Connection to the Grounding System
The entire PV installation should be connected to an external grounding system or the building’s internal grounding network. It is essential to use conductors of appropriate cross-section, in compliance with regulatory requirements.
Lightning Protection System
Lightning protection for the photovoltaic installation may include vertical air terminals and surge protectors that shield the electrical installation from the effects of lightning strikes.
Proper Grounding of Ground-Mounted PV Panels
For ground-mounted photovoltaic installations, the grounding process is slightly different. The specifics of the structure must be considered, and appropriate grounding points should be used. Ground-mounted PV grounding also requires maintaining insulation gaps and ensuring effective connections between the support structure and conductors leading to the grounding installation.
Basics of Lightning Protection for PV Installations
The principles of lightning protection include elements such as:
- Creating a protection zone that covers the entire installation.
- Utilizing metal elements of the solar installation as part of the lightning protection system.
- Using appropriate surge protectors in PV installations.
- Utilizing tools such as PV design software to optimize the grounding and lightning protection design.
Proper grounding of a photovoltaic installation is a key element in ensuring the safe and efficient operation of the photovoltaic system. This process requires compliance with standards such as PN-EN 62305, maintaining insulation gaps, and using appropriate equipotential bonding. Regardless of whether it is a rooftop or ground-mounted photovoltaic installation, grounding should be entrusted to professionals to ensure maximum safety and compliance with regulations.
Remember, only correctly executed PV grounding can effectively protect against risks associated with lightning strikes and ensure the long-term and trouble-free operation of photovoltaic panels.
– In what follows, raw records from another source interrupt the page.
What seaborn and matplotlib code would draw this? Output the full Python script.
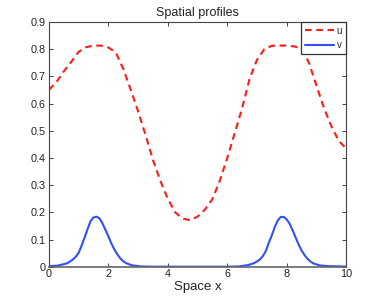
import matplotlib
matplotlib.use("Agg")
import matplotlib.pyplot as plt
import seaborn as sns
import pandas as pd

# u profile
x_u = [0.0, 0.25, 0.5, 0.75, 1.0, 1.25, 1.5, 1.75, 2.0, 2.25, 2.5, 2.75, 3.0, 3.25,
       3.5, 3.75, 4.0, 4.25, 4.5, 4.75, 5.0, 5.25, 5.5, 5.75, 6.0, 6.25, 6.5, 6.75,
       7.0, 7.25, 7.5, 7.75, 8.0, 8.25, 8.5, 8.75, 9.0, 9.25, 9.5, 9.75, 10.0]
u_vals = [0.650, 0.678, 0.718, 0.753, 0.790, 0.807, 0.813, 0.813, 0.806, 0.788, 0.728,
          0.652, 0.572, 0.485, 0.393, 0.316, 0.250, 0.200, 0.177, 0.171, 0.184, 0.210,
          0.248, 0.316, 0.399, 0.490, 0.582, 0.690, 0.760, 0.800, 0.812, 0.813, 0.813,
          0.810, 0.803, 0.750, 0.667, 0.585, 0.518, 0.463, 0.435]

# v profile
x_v = [0.0, 0.3, 0.6, 0.7, 0.8, 0.9, 1.0, 1.1, 1.2, 1.3, 1.4, 1.5, 1.6, 1.7, 1.8,
       1.9, 2.0, 2.1, 2.2, 2.3, 2.4, 2.5, 2.6, 2.8, 3.1, 3.5, 6.0, 6.4, 6.7, 6.9,
       7.0, 7.1, 7.2, 7.3, 7.4, 7.5, 7.6, 7.7, 7.8, 7.9, 8.0, 8.1, 8.2, 8.3, 8.4,
       8.5, 8.6, 8.7, 8.8, 8.9, 9.1, 9.4, 9.8, 10.0]
v_vals = [0.002, 0.004, 0.012, 0.018, 0.026, 0.036, 0.051, 0.077, 0.107, 0.138, 0.167,
          0.181, 0.184, 0.178, 0.160, 0.136, 0.112, 0.086, 0.064, 0.046, 0.031, 0.020,
          0.013, 0.005, 0.001, 0.0, 0.0, 0.001, 0.006, 0.013, 0.019, 0.027, 0.039,
          0.058, 0.088, 0.115, 0.146, 0.170, 0.183, 0.183, 0.174, 0.158, 0.134, 0.108,
          0.082, 0.060, 0.043, 0.029, 0.019, 0.012, 0.005, 0.002, 0.001, 0.0005]

x_ticks = [0, 2, 4, 6, 8, 10]
y_ticks = [0, 0.1, 0.2, 0.3, 0.4, 0.5, 0.6, 0.7, 0.8, 0.9]
y_ticklabels = ["0", "0.1", "0.2", "0.3", "0.4", "0.5", "0.6", "0.7", "0.8", "0.9"]

sns.set_theme(style="ticks")
plt.rcParams['font.family'] = ['Liberation Sans', 'DejaVu Sans']

df_u = pd.DataFrame({"x": x_u, "val": u_vals})
df_v = pd.DataFrame({"x": x_v, "val": v_vals})

fig = plt.figure(figsize=(3.82, 3.0), dpi=100)
ax = fig.add_axes([0.128, 0.111, 0.778, 0.816])

sns.lineplot(data=df_u, x="x", y="val", ax=ax, color="#ff1a1a", linewidth=1.5,
             label="u", dashes=False)
ax.lines[-1].set_linestyle((0, (3.2, 2.2)))
sns.lineplot(data=df_v, x="x", y="val", ax=ax, color="#3050f8", linewidth=1.5,
             label="v")

ax.set_xlim(0, 10)
ax.set_ylim(0, 0.9)
ax.set_xticks(x_ticks)
ax.set_xticklabels([str(t) for t in x_ticks])
ax.set_yticks(y_ticks)
ax.set_yticklabels(y_ticklabels)
ax.tick_params(direction="in", length=3, width=0.6, top=True, right=True,
               labelsize=7.8, colors="#222222", pad=2)
for s in ax.spines.values():
    s.set_color("#444444")
    s.set_linewidth(0.8)
ax.spines["bottom"].set_linewidth(1.2)
ax.spines["bottom"].set_color("#666666")

ax.set_title("Spatial profiles", fontsize=9, color="#222222", pad=4)
ax.set_xlabel("Space x", fontsize=9.5, color="#222222", labelpad=1)
ax.set_ylabel("")

leg = ax.legend(loc="upper right", borderaxespad=0, fancybox=False,
                edgecolor="#333333", framealpha=1, fontsize=7,
                handlelength=3.0, handletextpad=0.3, borderpad=0.4,
                labelspacing=0.45)
leg.get_frame().set_linewidth(0.9)

fig.savefig("out.png", dpi=100)
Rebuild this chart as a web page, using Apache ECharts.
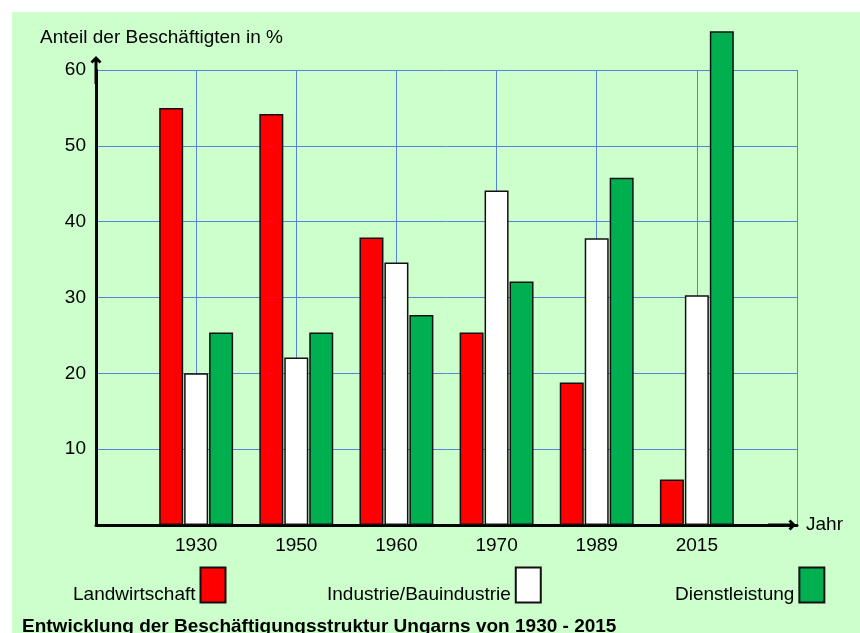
<!DOCTYPE html>
<html>
<head>
<meta charset="utf-8">
<script src="https://cdn.jsdelivr.net/npm/echarts@6/dist/echarts.min.js"></script>
<style>
    html, body { margin: 0; padding: 0; background: #fff; }
    #bg { position: absolute; left: 12px; top: 12px; width: 848px; height: 621px; background: #ccffcc; }
    #chart { position: absolute; left: 0; top: 0; width: 860px; height: 633px; }
</style>
</head>
<body>
<div id="bg"></div>
<div id="chart"></div>
<script>
var years = ['1930', '1950', '1960', '1970', '1989', '2015'];
var landwirtschaft = [55.0, 54.2, 37.9, 25.4, 18.8, 6.0];
var industrie = [20.0, 22.1, 34.6, 44.1, 37.8, 30.3];
var dienstleistung = [25.4, 25.4, 27.7, 32.1, 45.8, 65.1];
var yTicks = [10, 20, 30, 40, 50, 60];

var font = '"Liberation Sans", Arial, sans-serif';
var gridBlue = '#5784d6';
// Pfeil mit Schaft, zeigt nach oben (wird von ECharts gedreht)
var arrowPath = 'path://M5.5 0 L11 5.5 L9 7.5 L7 5.5 L7 28 L4 28 L4 5.5 L2 7.5 L0 5.5 Z';

// leere Kategorie vorne und hinten, damit die Jahre auf den Gitterlinien liegen
var pad = function (list, fill) {
    return [fill].concat(list, [fill]);
};

var makeBar = function (name, data, color) {
    return {
        name: name,
        type: 'bar',
        data: pad(data, '-'),
        barWidth: 24,
        barGap: '4%',
        clip: false,
        itemStyle: {
            color: color,
            borderColor: '#111',
            borderWidth: 1.5
        }
    };
};

var makeLegend = function (name, left) {
    return {
        data: [{ name: name, icon: 'rect' }],
        left: left,
        top: 565,
        padding: 0,
        align: 'right',
        itemWidth: 25,
        itemHeight: 35,
        selectedMode: false,
        formatter: function (n) {
            // Text unten am Kästchen ausrichten
            return '\n' + n;
        },
        textStyle: {
            fontFamily: font,
            fontSize: 19,
            lineHeight: 20,
            color: '#000'
        }
    };
};

var chart = echarts.init(document.getElementById('chart'));
var option = {
    backgroundColor: 'transparent',
    animation: false,
    title: [{
        text: 'Anteil der Beschäftigten in %',
        left: 40,
        top: 28,
        padding: 0,
        textStyle: { fontFamily: font, fontSize: 19, fontWeight: 'normal', color: '#000' }
    }, {
        text: 'Entwicklung der Beschäftigungsstruktur Ungarns von 1930 - 2015',
        left: 22,
        top: 617,
        padding: 0,
        textStyle: { fontFamily: font, fontSize: 19, fontWeight: 'bold', color: '#000' }
    }],
    legend: [
        makeLegend('Landwirtschaft', 73),
        makeLegend('Industrie/Bauindustrie', 327),
        makeLegend('Dienstleistung', 675)
    ],
    grid: {
        left: 96,
        right: 63,
        top: 70,
        bottom: 108
    },
    xAxis: {
        type: 'category',
        boundaryGap: false,
        data: pad(years, ''),
        name: 'Jahr',
        nameLocation: 'end',
        nameGap: 9,
        nameTextStyle: { fontFamily: font, fontSize: 19, color: '#000', padding: [16, 0, 0, 0] },
        axisLine: {
            symbol: ['none', arrowPath],
            symbolSize: [11, 28],
            symbolOffset: [0, -15],
            lineStyle: { color: '#000', width: 3 }
        },
        axisTick: { show: false },
        axisLabel: { fontFamily: font, fontSize: 19, color: '#000', margin: 11, interval: 0 },
        splitLine: { show: true, interval: 0, lineStyle: { color: gridBlue, width: 1 } }
    },
    yAxis: {
        type: 'value',
        min: 0,
        max: 60,
        interval: 10,
        axisLine: {
            show: true,
            symbol: ['none', arrowPath],
            symbolSize: [11, 28],
            symbolOffset: [0, 0],
            lineStyle: { color: '#000', width: 3 }
        },
        axisTick: { show: false },
        axisLabel: {
            fontFamily: font,
            fontSize: 19,
            color: '#000',
            margin: 10,
            formatter: function (v) {
                return yTicks.indexOf(v) >= 0 ? String(v) : '';
            }
        },
        splitLine: { show: true, lineStyle: { color: gridBlue, width: 1 } }
    },
    series: [
        makeBar('Landwirtschaft', landwirtschaft, '#ff0000'),
        makeBar('Industrie/Bauindustrie', industrie, '#ffffff'),
        makeBar('Dienstleistung', dienstleistung, '#00b050')
    ]
};
chart.setOption(option);
</script>
</body>
</html>
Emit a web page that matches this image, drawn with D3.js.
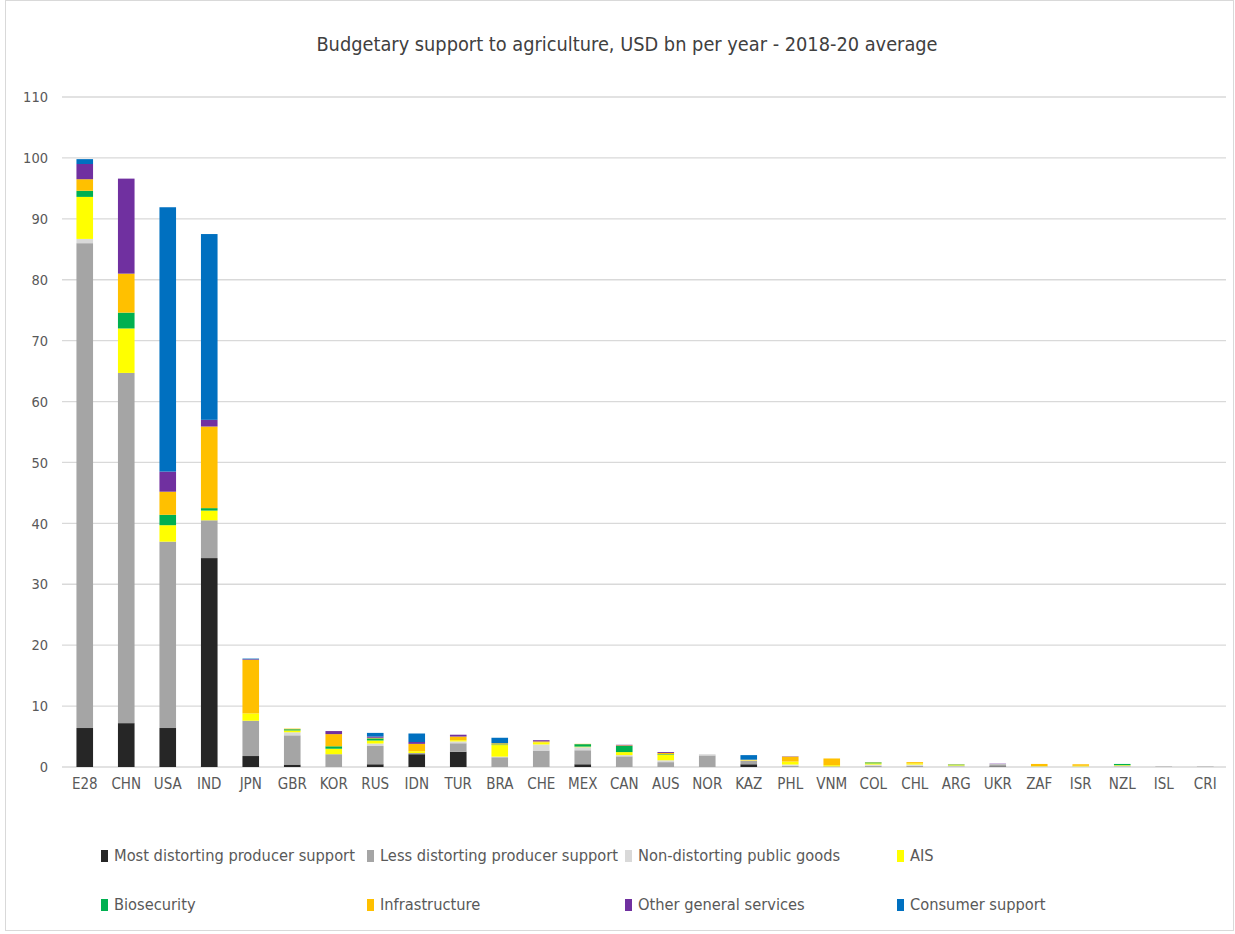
<!DOCTYPE html>
<html><head><meta charset="utf-8">
<script src="https://cdn.jsdelivr.net/npm/d3@7"></script>
<style>
body{margin:0;background:#fff;}
text{font-family:"Liberation Sans Narrow","DejaVu Sans Condensed","Arial Narrow",sans-serif;}
</style></head>
<body><svg id="c" width="1235" height="934"></svg>
<script>
const categories = ["E28","CHN","USA","IND","JPN","GBR","KOR","RUS","IDN","TUR","BRA","CHE","MEX","CAN","AUS","NOR","KAZ","PHL","VNM","COL","CHL","ARG","UKR","ZAF","ISR","NZL","ISL","CRI"];
const mostDistorting = [6.4,7.2,6.4,34.3,1.8,0.4,0,0.45,2.1,2.5,0,0,0.45,0,0,0,0.45,0,0,0,0,0,0.1,0,0,0,0,0];
const lessDistorting = [79.6,57.5,30.6,6.2,5.8,4.8,2.1,3.0,0.2,1.4,1.6,2.7,2.3,1.75,0.8,1.9,0.55,0.2,0.1,0.2,0.2,0.1,0.35,0.05,0.05,0.1,0.1,0.08];
const nonDistorting = [0.7,0,0,0,0,0.5,0,0.4,0,0.3,0.1,1.0,0.5,0.2,0.3,0.2,0.05,0.2,0,0.2,0.2,0.1,0.05,0.05,0.05,0.1,0.05,0.02];
const ais = [6.9,7.3,2.7,1.6,1.2,0.3,0.9,0.5,0.3,0.2,1.9,0.35,0.1,0.5,0.9,0,0.05,0.5,0.2,0.2,0.2,0.1,0,0.05,0.1,0.1,0,0];
const biosecurity = [1.0,2.6,1.7,0.4,0,0.2,0.4,0.35,0,0,0.1,0,0.4,1.0,0.1,0,0,0,0,0.15,0,0.1,0,0,0,0.2,0,0];
const infrastructure = [1.9,6.4,3.8,13.4,8.8,0.1,2.0,0.1,1.2,0.6,0.2,0.15,0.05,0.1,0.2,0,0.1,0.8,1.1,0.05,0.2,0.05,0,0.35,0.25,0,0,0];
const otherGeneral = [2.5,15.6,3.3,1.1,0.1,0,0.5,0.2,0.3,0.3,0,0.2,0,0.1,0.15,0,0,0.05,0,0,0,0,0.05,0,0,0,0,0];
const consumerSupport = [0.8,0,43.4,30.5,0.1,0,0,0.6,1.4,0,0.9,0,0,0,0,0,0.75,0,0,0,0,0,0,0,0,0,0,0];
const seriesNames = ["Most distorting producer support","Less distorting producer support","Non-distorting public goods","AIS","Biosecurity","Infrastructure","Other general services","Consumer support"];
const seriesValues = [mostDistorting,lessDistorting,nonDistorting,ais,biosecurity,infrastructure,otherGeneral,consumerSupport];
const colors = ["#262626","#a5a5a5","#d9d9d9","#ffff00","#00b050","#ffc000","#7030a0","#0070c0"];
const yTicks = [0,10,20,30,40,50,60,70,80,90,100,110];
const title = "Budgetary support to agriculture, USD bn per year - 2018-20 average";

const svg = d3.select("#c");
svg.append("rect").attr("x",5.5).attr("y",0.5).attr("width",1228).attr("height",930)
  .attr("fill","#fff").attr("stroke","#d9d9d9");

const m = {l:64, r:1226, t:97, b:767};
const keys = seriesNames;
const table = categories.map((c,i)=>{const o={cat:c}; keys.forEach((k,j)=>o[k]=seriesValues[j][i]); return o;});
const x = d3.scaleBand().domain(categories).range([m.l,m.r]).paddingInner(0.6).paddingOuter(0.3);
const y = d3.scaleLinear().domain([0,110]).range([m.b,m.t]);

// grid
const g = svg.append("g");
g.selectAll("line.grid").data(yTicks).join("line")
  .attr("x1",m.l-2).attr("x2",m.r).attr("y1",d=>y(d)).attr("y2",d=>y(d))
  .attr("stroke","#d9d9d9").attr("stroke-width",1.3);

// y axis labels
const yAxis = d3.axisLeft(y).tickValues(yTicks).tickSize(0).tickPadding(16);
const ya = svg.append("g").attr("transform",`translate(${m.l},0)`).call(yAxis);
ya.select(".domain").remove();
ya.selectAll("text").attr("fill","#595959").style("font-size","14.5px");

// x axis labels
const xAxis = d3.axisBottom(x).tickSize(0).tickPadding(11);
const xa = svg.append("g").attr("transform",`translate(0,${m.b})`).call(xAxis);
xa.select(".domain").remove();
xa.selectAll("text").attr("fill","#595959").style("font-size","15px");

// bars
const stack = d3.stack().keys(keys)(table);
svg.append("g").selectAll("g").data(stack).join("g")
  .attr("fill",(d,i)=>colors[i])
  .selectAll("rect").data(d=>d).join("rect")
  .attr("x",d=>x(d.data.cat)).attr("width",x.bandwidth())
  .attr("y",d=>y(d[1])).attr("height",d=>Math.max(0,y(d[0])-y(d[1])));

// title
svg.append("text").attr("x",627).attr("y",51).attr("text-anchor","middle")
  .attr("fill","#404040").style("font-size","19.8px").text(title);

// legend
const legX = [101,367,625,897], legY = [856,905];
const lg = svg.append("g").selectAll("g").data(seriesNames).join("g")
  .attr("transform",(d,i)=>`translate(${legX[i%4]},${legY[Math.floor(i/4)]})`);
lg.append("rect").attr("x",0).attr("y",-6).attr("width",7).attr("height",12).attr("fill",(d,i)=>colors[i]);
lg.append("text").attr("x",13).attr("y",5).attr("fill","#595959").style("font-size","16.3px").text(d=>d);
</script></body></html>
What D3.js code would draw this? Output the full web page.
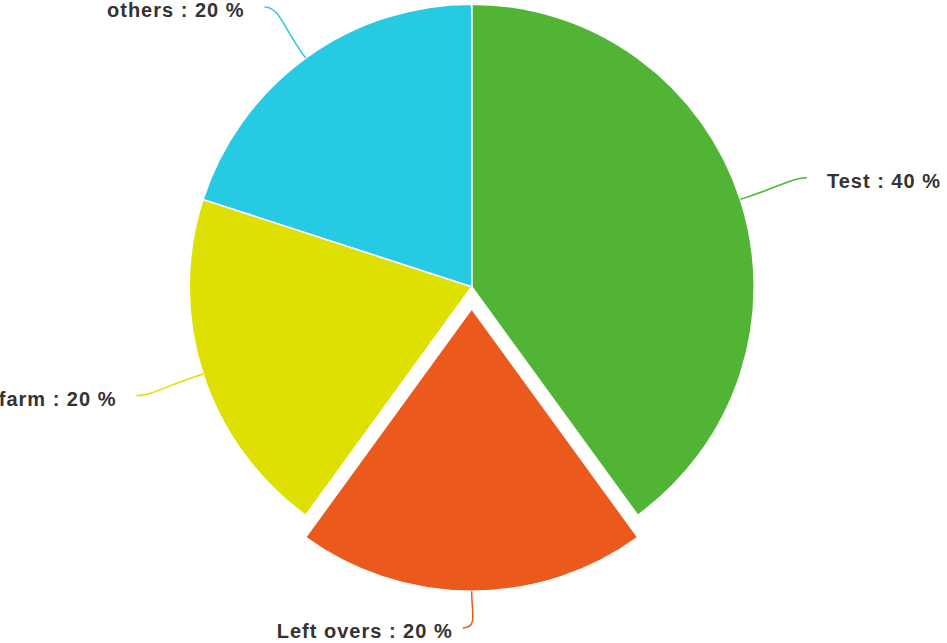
<!DOCTYPE html>
<html>
<head>
<meta charset="utf-8">
<script src="https://cdn.jsdelivr.net/npm/d3@7"></script>
<style>
    body { margin: 0; background: #fff; }
    svg { display: block; }
    .label { font-family: "Liberation Sans", Arial, sans-serif; font-weight: bold; font-size: 20px; fill: #333; letter-spacing: 1px; }
</style>
</head>
<body>
<svg id="pie" width="947" height="643"></svg>
<script>
// slice data
var categories = ["Test", "Left overs", "farm", "others"];
var values = [40, 20, 20, 20];
var colors = ["#52b435", "#eb591d", "#dde000", "#26cae3"];
var sliced = [false, true, false, false];

var width = 947, height = 643;
var cx = 471.7, cy = 286.7;
var radius = 282.5;
var slicedOffset = 22;
var labelDistance = 70;

let data = categories.map(function (c, i) {
    return { name: c, value: values[i], color: colors[i], sliced: sliced[i] };
});

let total = d3.sum(values);

let pie = d3.pie()
    .value(function (d) { return d.value; })
    .sort(null);

let arc = d3.arc()
    .innerRadius(0)
    .outerRadius(radius);

let svg = d3.select("#pie");
let g = svg.append("g").attr("transform", "translate(" + cx + "," + cy + ")");

let arcs = pie(data);

// offset vector for a slice (d3 angles go clockwise from 12 o'clock)
function offset(d) {
    let a = (d.startAngle + d.endAngle) / 2;
    let o = d.data.sliced ? slicedOffset : 0;
    return [Math.sin(a) * o, -Math.cos(a) * o];
}

g.selectAll("path.slice")
    .data(arcs)
    .enter()
    .append("path")
    .attr("class", "slice")
    .attr("d", arc)
    .attr("transform", function (d) {
        let o = offset(d);
        return "translate(" + o[0] + "," + o[1] + ")";
    })
    .style("fill", function (d) { return d.data.color; })
    .style("stroke", "#fff")
    .style("stroke-width", 1.5);

// connectors + labels
arcs.forEach(function (d) {
    let a = (d.startAngle + d.endAngle) / 2;
    let ux = Math.sin(a), uy = -Math.cos(a);
    let o = offset(d);
    let left = ux < 0.01;
    let side = left ? -1 : 1;

    let touch = [o[0] + ux * radius, o[1] + uy * radius];
    let end = [o[0] + ux * (radius + labelDistance), o[1] + uy * (radius + labelDistance)];

    // keep labels inside the canvas
    let minY = 7 - cy, maxY = height - 15 - cy;
    let clamped = false;
    if (end[1] < minY) { end[1] = minY; }
    if (end[1] > maxY) { end[1] = maxY; clamped = true; }
    if (clamped) { end[0] += side * 9; }

    let dist = Math.hypot(end[0] - touch[0], end[1] - touch[1]);
    let c1 = [touch[0] + ux * dist * 0.6, touch[1] + uy * dist * 0.6];
    let c2 = [end[0] - side * 15, end[1]];

    let path = d3.path();
    path.moveTo(touch[0], touch[1]);
    path.bezierCurveTo(c1[0], c1[1], c2[0], c2[1], end[0], end[1]);

    g.append("path")
        .attr("d", path.toString())
        .style("fill", "none")
        .style("stroke", d.data.color)
        .style("stroke-width", 1.5);

    let gap = clamped ? 10 : 20;
    g.append("text")
        .attr("class", "label")
        .attr("x", end[0] + side * gap)
        .attr("y", end[1] + 10)
        .attr("text-anchor", left ? "end" : "start")
        .text(d.data.name + " : " + Math.round(d.data.value / total * 100) + " %");
});
</script>
</body>
</html>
If you are planning a PV installation, do not underestimate the importance of grounding – it is an investment in the safety and efficiency of your system!
FAQ
- Is grounding a photovoltaic installation mandatory?
Yes, grounding is required by regulations and standards related to surge and lightning protection, such as PN-EN 62305. - Which PV installation components should be grounded?
Panels, support structures, inverters, and other electrical devices that are part of the installation must be grounded. - How do you ground a photovoltaic system?
To ground a photovoltaic installation, connect the support structure and inverter to the building’s main grounding busbar using appropriately rated conductors. - What happens if a PV installation is not grounded?
The lack of grounding can lead to damage to electrical equipment, reduced installation efficiency and safety risks for users.